Exhibitions explore how memory and photography are used as a means for expression

FRAMINGHAM – Discover the varied ways memory and photography are used as a means of expression in three new exhibitions on view at the Danforth at Framingham State University.

Memories of family, home, and the land are explored in Rachel Loischild’s Quarantine Islands, William Betcher’s Memento Mori, and the group exhibition Memory is a Verb, featuring work from a collective of ten photographers. Each artist brings their distinctive take on the photographic medium to explore our deep and complicated relationship with the past. 

“This spring’s exhibitions invite visitors to slow down and reflect on how photography helps us make sense of memory, place, and personal history,” says Danforth Director and Curator Jessica Roscio. “Through deeply personal and thought-provoking work—from individual explorations of family and landscape to a dynamic group exhibition—we hope community members will join us at the Danforth to explore these stories, connect with the artists, and experience the many ways the past continues to shape our present.”

All of the exhibitions will be on view through May 24, 2026.

A special reception with the Danforth staff and the exhibiting artists is scheduled for Saturday, Feb. 7th, from 6 to 8 p.m., and will feature light refreshments and a cash bar. The reception is open to the public and you can register for the event here.

The Danforth Art Museum and School is located at 14 Vernon Street on the Framingham Centre Common. To learn more and plan your visit, go to danforth.framingham.edu.

More about the exhibitions:


William Betcher: Memento Mori
William Betcher's body of work meditates on the role of the photograph as a keeper of memory and a physical representation of the uncanny.
William Betcher’s work has long focused on the passage of time and the places and spaces where we meditate on life. His recent work examines mortality, ghosts, and the uncanny through an exploration of Civil War-era portraiture and the ephemeral nature of early photographic processes. Betcher merges 19th century thoughts regarding death and mourning with contemporary ideas of image and memory in haunting portraits that blur the boundary between life and death.
As photographic objects, Betcher’s memento mori are constantly evolving.  He views his work as a modern version of spirit photography, blurring the boundary between life and death, for “my fascination has been with artifacts, which are imbued with time and, in a subtle way, with ghosts. The transparencies emerged for me from this sensibility. And, since the as-found damaged toys inherently carry the memory of children playing at war. . . one might say these artifacts are accompanied by implicit ghosts.”
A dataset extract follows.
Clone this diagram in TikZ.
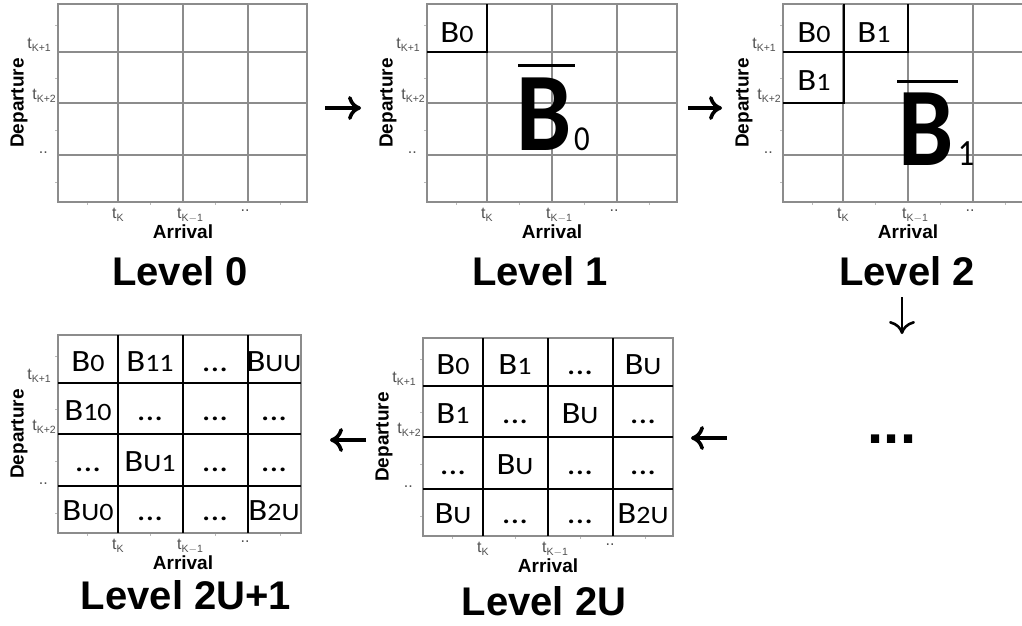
\documentclass[tikz,border=0pt]{standalone}
\usepackage{fontspec}
\setmainfont{Liberation Sans}
\newfontfamily\calibri{Carlito}
\usetikzlibrary{arrows.meta}
\definecolor{gridgray}{HTML}{8C8C8C}
\definecolor{ticktext}{HTML}{505050}
\tikzset{
 gridline/.style={draw=gridgray, line width=1.1pt},
 blockline/.style={draw=black, line width=2.2pt},
 minortick/.style={draw=gridgray!60, line width=0.8pt},
 ticklab/.style={font=\fontsize{16}{16}\selectfont, text=ticktext, inner sep=0pt},
 axislab/.style={font=\bfseries\fontsize{19}{19}\selectfont, inner sep=0pt},
 levellab/.style={font=\bfseries\fontsize{40}{40}\selectfont, inner sep=0pt, anchor=base},
 cell/.style={font=\calibri\fontsize{31}{31}\selectfont, inner sep=0pt, anchor=base, xscale=1.12},
 bigB/.style={font=\calibri\bfseries\fontsize{112}{112}\selectfont, inner sep=0pt, anchor=base west, xscale=0.88},
 overbar/.style={draw=black, line width=3pt},
 flow/.style={line width=3.6pt, -{Computer Modern Rightarrow[length=13pt,width=24pt,line width=3.6pt]}},
 flowthin/.style={line width=2.6pt, -{Computer Modern Rightarrow[length=13pt,width=26pt,line width=2.6pt]}},
}
\newcommand\tsub[1]{t\raisebox{-3pt}{\fontsize{10.5}{10.5}\selectfont #1}}
\newcommand\Bs[1]{B{\fontsize{25}{25}\selectfont #1}}
\newcommand\gridpanel[4]{% x0, y0, width, name
\begin{scope}[shift={(#1,#2)}]
 \foreach \yy in {21,74,126,178} \draw[minortick] (-3,\yy) -- (0,\yy);
 \foreach \xx in {29,92,157,222} \draw[minortick] (\xx,198) -- (\xx,201);
 \draw[gridline] (0,0) rectangle (#3,198);
 \foreach \xx in {60,125,190} \draw[gridline] (\xx,0) -- (\xx,198);
 \foreach \yy in {48,99,151} \draw[gridline] (0,\yy) -- (#3,\yy);
 \node[ticklab, anchor=base east] (#4-t1) at (-7,44) {\tsub{K+1}};
 \node[ticklab, anchor=base east] (#4-t2) at (-2,95) {\tsub{K+2}};
 \node[ticklab, anchor=base east] (#4-t3) at (-10,149) {..};
 \node[ticklab, anchor=base west] (#4-b1) at (54,214) {\tsub{K}};
 \node[ticklab, anchor=base west] (#4-b2) at (119,214) {\tsub{K$-$1}};
 \node[ticklab, anchor=base] (#4-b3) at (187,207) {..};
 \node[axislab, rotate=90] (#4-dep) at (-39,99) {Departure};
 \node[axislab, anchor=base] (#4-arr) at (125,234) {Arrival};
\end{scope}}
\newcommand\thickgrid[3]{% x0,y0,width
\begin{scope}[shift={(#1,#2)}]
 \foreach \xx in {60,125,190} \draw[blockline] (\xx,0) -- (\xx,198);
 \foreach \yy in {48,99,151} \draw[blockline] (0,\yy) -- (#3,\yy);
\end{scope}}
\begin{document}
\begin{tikzpicture}[x=1pt,y=-1pt]
\useasboundingbox (0,0) rectangle (1022,625);
\clip (0,0) rectangle (1022,625);
\fill[white] (0,0) rectangle (1022,625);

% ---- Level 0
\gridpanel{58}{4}{249}{p0}
\node[levellab] (lv0) at (180,285) {Level 0};

% ---- Level 1
\gridpanel{427}{4}{250}{p1}
\draw[blockline] (427,52) -- (487,52) -- (487,4);
\node[cell] (p1c11) at (457,42) {\Bs{0}};
\node[bigB] (p1big) at (516,150) {B\hspace{3pt}{\mdseries\fontsize{35}{35}\selectfont 0}};
\draw[overbar] (518,65) -- (575,65);
\node[levellab] (lv1) at (540,285) {Level 1};

% ---- Level 2
\gridpanel{783}{4}{260}{p2}
\draw[blockline] (783,103) -- (844,103) -- (844,4);
\draw[blockline] (783,52) -- (908,52) -- (908,4);
\node[cell] (p2c11) at (814,42) {\Bs{0}};
\node[cell] (p2c12) at (874,42) {\Bs{1}};
\node[cell] (p2c21) at (814,90) {\Bs{1}};
\node[bigB] (p2big) at (898,165) {B\hspace{5pt}{\mdseries\fontsize{37}{37}\selectfont 1}};
\draw[overbar] (897,81) -- (958,81);
\node[levellab] (lv2) at (907,285) {Level 2};

% ---- Level 2U
\gridpanel{423}{338}{250}{p4}
\thickgrid{423}{338}{250}
\begin{scope}[shift={(423,338)}]
 \node[cell] (p4c11) at (30,36) {\Bs{0}};
 \node[cell] (p4c12) at (92,36) {\Bs{1}};
 \node[cell] (p4c13) at (157,36) {...};
 \node[cell] (p4c14) at (220,36) {\Bs{U}};
 \node[cell] (p4c21) at (30,85) {\Bs{1}};
 \node[cell] (p4c22) at (92,85) {...};
 \node[cell] (p4c23) at (157,85) {\Bs{U}};
 \node[cell] (p4c24) at (220,85) {...};
 \node[cell] (p4c31) at (30,136) {...};
 \node[cell] (p4c32) at (92,136) {\Bs{U}};
 \node[cell] (p4c33) at (157,136) {...};
 \node[cell] (p4c34) at (220,136) {...};
 \node[cell] (p4c41) at (30,185) {\Bs{U}};
 \node[cell] (p4c42) at (92,185) {...};
 \node[cell] (p4c43) at (157,185) {...};
 \node[cell] (p4c44) at (220,185) {\Bs{2U}};
\end{scope}
\node[levellab] (lv4) at (544,615) {Level 2U};

% ---- Level 2U+1
\gridpanel{58}{335}{243}{p5}
\thickgrid{58}{335}{243}
\begin{scope}[shift={(58,335)}]
 \node[cell] (p5c11) at (30,36) {\Bs{0}};
 \node[cell] (p5c12) at (92,36) {\Bs{11}};
 \node[cell] (p5c13) at (157,36) {...};
 \node[cell] (p5c14) at (216,36) {\Bs{UU}};
 \node[cell] (p5c21) at (30,85) {\Bs{10}};
 \node[cell] (p5c22) at (92,85) {...};
 \node[cell] (p5c23) at (157,85) {...};
 \node[cell] (p5c24) at (216,85) {...};
 \node[cell] (p5c31) at (30,136) {...};
 \node[cell] (p5c32) at (92,136) {\Bs{U1}};
 \node[cell] (p5c33) at (157,136) {...};
 \node[cell] (p5c34) at (216,136) {...};
 \node[cell] (p5c41) at (30,185) {\Bs{U0}};
 \node[cell] (p5c42) at (92,185) {...};
 \node[cell] (p5c43) at (157,185) {...};
 \node[cell] (p5c44) at (216,185) {\Bs{2U}};
\end{scope}
\node[levellab] (lv5) at (186,609) {Level 2U+1};

% ---- dots
\node[font=\bfseries\fontsize{58}{58}\selectfont, inner sep=0pt, anchor=base] (dots) at (892,443) {...};

% ---- arrows
\coordinate (a1s) at (325,108); \coordinate (a1e) at (361,108);
\coordinate (a2s) at (688,108); \coordinate (a2e) at (722,108);
\coordinate (a3s) at (902,297); \coordinate (a3e) at (902,334);
\coordinate (a4s) at (727,438); \coordinate (a4e) at (691,438);
\coordinate (a5s) at (366,440); \coordinate (a5e) at (330,440);
\draw[flow] (a1s) -- (a1e);
\draw[flow] (a2s) -- (a2e);
\draw[flowthin] (a3s) -- (a3e);
\draw[flow] (a4s) -- (a4e);
\draw[flow] (a5s) -- (a5e);
\end{tikzpicture}
\end{document}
Rachel Loischild: Quarantine Islands
Rachel Loischild’s Quarantine Islands meet at the intersection of contemporary photography, landscape, immigration, and public health policy. 
Loischild’s large format photographs draw us into expanses of largely undeveloped landscapes while offering fleeting glimpses of the wider world beyond the frame. For over a decade, she has been exploring how history imprints itself on the land in her global study of quarantine islands. This exhibition offers an interdisciplinary approach to understanding places that represent a legacy of disease, “othering,” and contentious immigration policies. Traces of those legacies remain on the land long after the people are gone.
Loischild’s photographs, mixed media collages, and sculptural objects offer an interdisciplinary approach to understanding our relationship with the land and its legacy.  In her statement on the series, she notes how each site is “imbued with invisible histories, [and] serve as a tangible link to a past where public health measures, while crucial in controlling diseases like smallpox, disproportionately burdened those quarantined.”  This is not a foreign feeling, as we all had our own quarantine experiences during the 2020 pandemic; when panic, uncertainty, forced containment, and social isolation was not history, but reality.  Her series reminds us that the land holds memory, beautiful places have borne witness to horrifying human behavior, and history cannot be forgotten.

Memory is a Verb
Memory is a Verb brings together  ten photographers whose work mines our relationship with memory, mortality, perception, and the passage of time. 
Each photographer pulls from deeply personal experiences to create bodies of work that explore the aftermath of loss, the fluidity of memory, and the ways in which their medium becomes the mechanism to more fully understand the intricacies of our relationship with the past.
So many of our memories are connected to loss.  Loss of family members, home, land, and even loss of the ways in which we used to preserve memories—on film, slides, or in albums. Technology becomes obsolete, objects are thrown away, time passes and no one remains to recognize a face in a photograph. What happens then?  Who becomes the keeper of your memory, and what story would they tell?